“Phantasmagoria Pacis”: una nuova narrazione di Pace

L’incontro Phantasmagoria Pacis, tenutosi il 14 novembre alla Feltrinelli TV, con ospite Antonio Silvio Calò, presidente della Fondazione Venezia per la ricerca sulla Pace, cerca di dare voce a qualcosa che oggi appare sfuggente: una nuova narrazione della pace. L’evento nasce dalla omonima mostra che si è conclusa lo scorso 9 novembre, al Museo Collezione Salce di Treviso dove hanno partecipato enti e migliaia di studenti.

La mostra cerca di mettere al centro del dibattito un concetto troppo spesso trasformato in un’ombra, in un’illusione, la Pace. La guerra ha simboli potenti, parole riconoscibili, immagini che incidono. La pace no: per esistere davvero deve essere scelta, costruita, firmata come un patto fra due parti che decidono di non cedere alla contrapposizione.

Le immagini che dominano il mondo odierno, spesso violente, non raccontano: consumano. Creano una phantasmagoria, un’illusione visiva che ci fa credere di comprendere mentre, in realtà, semplifica e distorce. La violenza diventa quotidiana, normale, persino spettacolare. E in questa sovraesposizione si perde l’umano, si perde il limite, si perde la vergogna. Le atrocità non scuotono più: scorrono, si condividono, si commentano. È qui che la pace diventa ancora più urgente.

La phantasmagoria crea una falsa unità, un’illusione di presenza reciproca che non regge quando bisogna costruire davvero. Per ritrovare la pace bisognerebbe rimettere in circolo ciò che in realtà abbiamo dimenticato: il dialogo, l’ascolto, la capacità di negoziare senza distruggere, il coraggio di riconoscere l’altro come parte del nostro destino.

Arriva poi un altro nodo drammatico: la scelta di molti Paesi, tra cui l’Italia, di investire sempre di più nella produzione di armi.
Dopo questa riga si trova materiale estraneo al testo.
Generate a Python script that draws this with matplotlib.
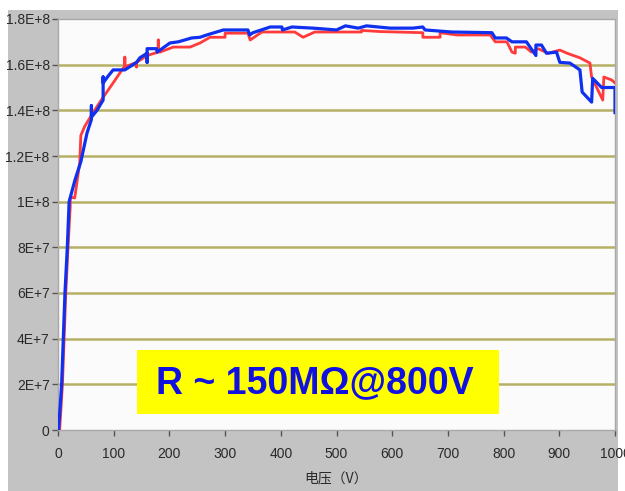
import matplotlib
matplotlib.use("Agg")
import matplotlib.pyplot as plt
import matplotlib.patches as mpatches

# 电压 (V) / 电阻值 (x1e8)
red_v = [3, 8, 11, 14, 18, 22, 22, 30, 39, 41, 48, 63, 79, 99, 117, 120, 120, 120,
         141, 141, 141, 160, 180, 180, 180, 183, 207, 237, 255, 273, 300, 300, 341,
         345, 366, 425, 440, 461, 545, 545, 578, 655, 655, 686, 686, 716, 776, 785,
         806, 815, 821, 821, 839, 850, 862, 880, 901, 914, 937, 955, 958, 978, 980,
         994, 1000]
red_r = [0, 0.2, 0.4, 0.6, 0.8, 0.98, 1.02, 1.016, 1.17, 1.29, 1.33, 1.39, 1.45, 1.52,
         1.585, 1.585, 1.633, 1.59, 1.61, 1.59, 1.61, 1.64, 1.655, 1.708, 1.66, 1.655,
         1.677, 1.677, 1.695, 1.72, 1.72, 1.738, 1.738, 1.708, 1.743, 1.743, 1.72,
         1.743, 1.743, 1.75, 1.745, 1.74, 1.72, 1.72, 1.74, 1.73, 1.73, 1.70, 1.70,
         1.655, 1.65, 1.677, 1.677, 1.655, 1.67, 1.65, 1.664, 1.65, 1.63, 1.607,
         1.546, 1.445, 1.546, 1.533, 1.52]

blue_v = [1, 6.5, 9.5, 12.5, 16.7, 20, 30.5, 41, 52, 60, 60, 60, 70, 81, 81, 81, 90,
          99, 120, 141, 147, 160, 160, 160, 177, 178, 201, 216, 240, 255, 267, 297,
          341, 344, 350, 381, 402, 403, 420, 458, 500, 516, 539, 554, 596, 637, 655,
          659, 707, 779, 785, 805, 815, 841, 858, 858, 868, 877, 895, 901, 919, 937,
          941, 958, 960, 976, 1000, 1000]
blue_r = [0, 0.2, 0.4, 0.6, 0.8, 1.0, 1.095, 1.175, 1.30, 1.36, 1.42, 1.37, 1.40,
          1.445, 1.546, 1.52, 1.55, 1.577, 1.577, 1.61, 1.63, 1.65, 1.61, 1.67, 1.67,
          1.655, 1.695, 1.70, 1.717, 1.72, 1.73, 1.752, 1.752, 1.73, 1.74, 1.765,
          1.765, 1.752, 1.765, 1.76, 1.752, 1.77, 1.76, 1.77, 1.76, 1.76, 1.765,
          1.752, 1.743, 1.74, 1.717, 1.717, 1.70, 1.70, 1.64, 1.686, 1.686, 1.65,
          1.655, 1.61, 1.607, 1.577, 1.48, 1.436, 1.54, 1.50, 1.50, 1.39]

x_ticks = [0, 100, 200, 300, 400, 500, 600, 700, 800, 900, 1000]
y_ticks = [0, 2e7, 4e7, 6e7, 8e7, 1e8, 1.2e8, 1.4e8, 1.6e8, 1.8e8]
y_labels = ["0", "2E+7", "4E+7", "6E+7", "8E+7", "1E+8", "1.2E+8", "1.4E+8", "1.6E+8", "1.8E+8"]

W, H = 625, 491
fig = plt.figure(figsize=(W / 100, H / 100), dpi=100, facecolor="white")
fig.patches.append(mpatches.Rectangle((8 / W, 0), 610 / W, 481 / H, transform=fig.transFigure,
                                      fc="#c3c3c3", ec="none", zorder=-1))
ax = fig.add_axes([58 / W, (H - 430) / H, 557 / W, 411 / H])
ax.set_zorder(1)
ax.set_facecolor("#fbfbfb")

ax.plot(red_v, [r * 1e8 for r in red_r], color="#ff3b3b", lw=2.0, zorder=3)
ax.plot(blue_v, [r * 1e8 for r in blue_r], color="#1030f0", lw=2.3, zorder=4)

ax.set_xlim(0, 1000)
ax.set_ylim(0, 1.8e8)
ax.set_xticks(x_ticks)
ax.set_yticks(y_ticks)
ax.set_yticklabels(y_labels)
for y in y_ticks[1:-1]:
    ax.axhline(y, color="#b5b065", lw=1.8, zorder=1)

tick_family = ["Liberation Sans", "DejaVu Sans"]
for lbl in ax.get_xticklabels() + ax.get_yticklabels():
    lbl.set_fontfamily(tick_family)
    lbl.set_fontsize(10)
    lbl.set_color("#2a2a2a")
ax.tick_params(axis="both", direction="out", length=4, width=1, color="#555555", pad=2)
ax.tick_params(axis="x", pad=8)
for s in ax.spines.values():
    s.set_color("#a8a8a8")
    s.set_linewidth(1)

ax.set_xlabel("电压（V）", fontsize=10, color="#2a2a2a", labelpad=8,
              family=["Noto Sans CJK SC", "DejaVu Sans"])

# 黄色标注框
fig.patches.append(mpatches.Rectangle((137 / W, (H - 414) / H), 362 / W, 64 / H,
                                      transform=fig.transFigure, fc="#ffff00", ec="none", zorder=5))
fig.text(315 / W, (H - 383) / H, "R ~ 150MΩ@800V", ha="center", va="center",
         fontsize=27, fontweight="bold", color="#1010e0",
         family=["Liberation Sans", "DejaVu Sans"], zorder=6)

fig.savefig("out.png", dpi=100)
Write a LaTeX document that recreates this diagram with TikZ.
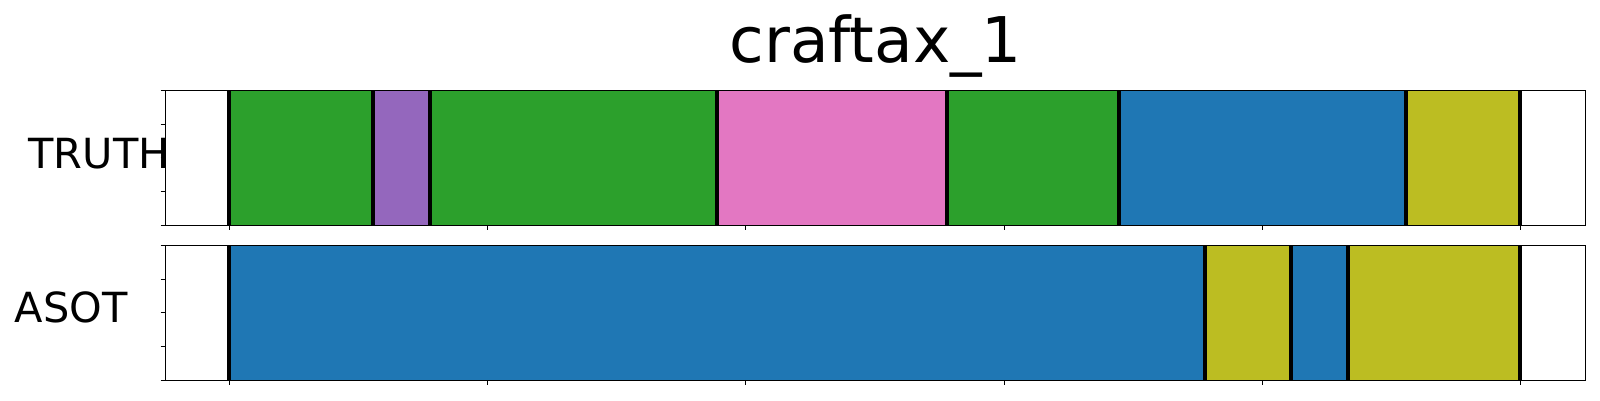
\documentclass[tikz,border=0pt]{standalone}
\usepackage{fontspec}
\setmainfont{DejaVu Sans}
\definecolor{tgreen}{HTML}{2CA02C}
\definecolor{tpurple}{HTML}{9467BD}
\definecolor{tpink}{HTML}{E377C2}
\definecolor{tblue}{HTML}{1F77B4}
\definecolor{tolive}{HTML}{BCBD22}
\tikzset{
  seg/.style={fill=#1, draw=none},
  bound/.style={line width=4.2pt, draw=black},
  frame/.style={line width=1.2pt, draw=black},
  tickmark/.style={line width=0.8pt, draw=black},
  lbl/.style={inner sep=0pt, anchor=base west, font=\fontsize{41.5}{41.5}\selectfont},
}
\begin{document}
\begin{tikzpicture}[x=1pt,y=-1pt]
\useasboundingbox (0,0) rectangle (1600,400);
\fill[white] (0,0) rectangle (1600,400);
% title
\node[inner sep=0pt, anchor=base, font=\fontsize{63}{63}\selectfont] (title) at (875.7,62.7) {craftax\_1};
% labels
\node[lbl] (truth) at (28.3,168.5) {TRUTH};
\node[lbl] (asot) at (14.5,322.9) {ASOT};
% top axis segments
\def\ytop{90.3}\def\ybot{225.3}
\foreach \a/\b/\c in {229/373/tgreen, 373/430/tpurple, 430/717/tgreen, 717/947/tpink, 947/1119/tgreen, 1119/1405.8/tblue, 1405.8/1520.2/tolive}{
  \path[seg=\c] (\a,\ytop) rectangle (\b,\ybot);
}
\foreach \x in {229,373,430,717,947,1119,1405.8,1520.2}{
  \draw[bound] (\x,\ytop) -- (\x,\ybot);
}
% bottom axis segments
\def\ytopb{245.3}\def\ybotb{380.3}
\foreach \a/\b/\c in {229/1205/tblue, 1205/1291/tolive, 1291/1348/tblue, 1348/1520.2/tolive}{
  \path[seg=\c] (\a,\ytopb) rectangle (\b,\ybotb);
}
\foreach \x in {229,1205,1291,1348,1520.2}{
  \draw[bound] (\x,\ytopb) -- (\x,\ybotb);
}
% frames
\draw[frame] (165.7,90.3) rectangle (1585.7,225.3);
\draw[frame] (165.7,245.3) rectangle (1585.7,380.3);
% ticks
\foreach \k in {0,...,4}{
  \draw[tickmark] (160.7,{90.3+33.75*\k}) -- (165.7,{90.3+33.75*\k});
  \draw[tickmark] (160.7,{245.3+33.75*\k}) -- (165.7,{245.3+33.75*\k});
}
\foreach \k in {0,...,5}{
  \draw[tickmark] ({229.3+258.2*\k},225.3) -- ({229.3+258.2*\k},230.3);
  \draw[tickmark] ({229.3+258.2*\k},380.3) -- ({229.3+258.2*\k},385.3);
}
\end{tikzpicture}
\end{document}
Una direzione che sembra portare all’indietro, verso un tempo in cui tutto veniva deciso dall’alto, in cui la paura sostituiva il dialogo e la forza sostituiva la ragione.

La mostra, con i suoi manifesti risalenti agli anni ’50 e ’60, vuole mostrare che c’è stato un tempo in cui l’uomo voleva la pace duratura, cercando e creando il diritto internazionale. Lo stesso diritto internazionale che oggi, invece, viene spesso calpestato, in un processo di riduttiva semplificazione che vede più del 43% delle risorse dell’ONU tagliate.

Nella selezione dei manifesti, inoltre, è emerso un nuovo simbolo di Pace: la donna. Uno dei soggetti più colpiti dalle guerre ma colei che con la sua forza è portatrice di Pace, portatrice di diritti e custode delle relazioni.

Con l’incontro e la mostra si vuole riproporre e reinserire il tema della Pace, argomento sulla bocca di tutti ma per il quale nessuno agisce, tramite una narrazione che parta dal basso, dalle persone. Questo perché la Pace comincia dai piccoli gesti, dai gesti che l’hanno costruita e la promuovono, creando nelle relazioni tra di noi degli spazi di micro-pace e di rispetto reciproco.

Il percorso verso la pace non è mai lineare: è tortuoso, faticoso, pieno di ostacoli. Ma è un percorso che si compie insieme, passo dopo passo, rimettendo al centro ciò che oggi sembra smarrito. Non basta invocarla, la pace: bisogna costruirla, attraversarla, riconoscerla, concederle tempo e cura. È un lavoro lento, quotidiano, che chiede di cambiare sé stessi prima ancora del mondo.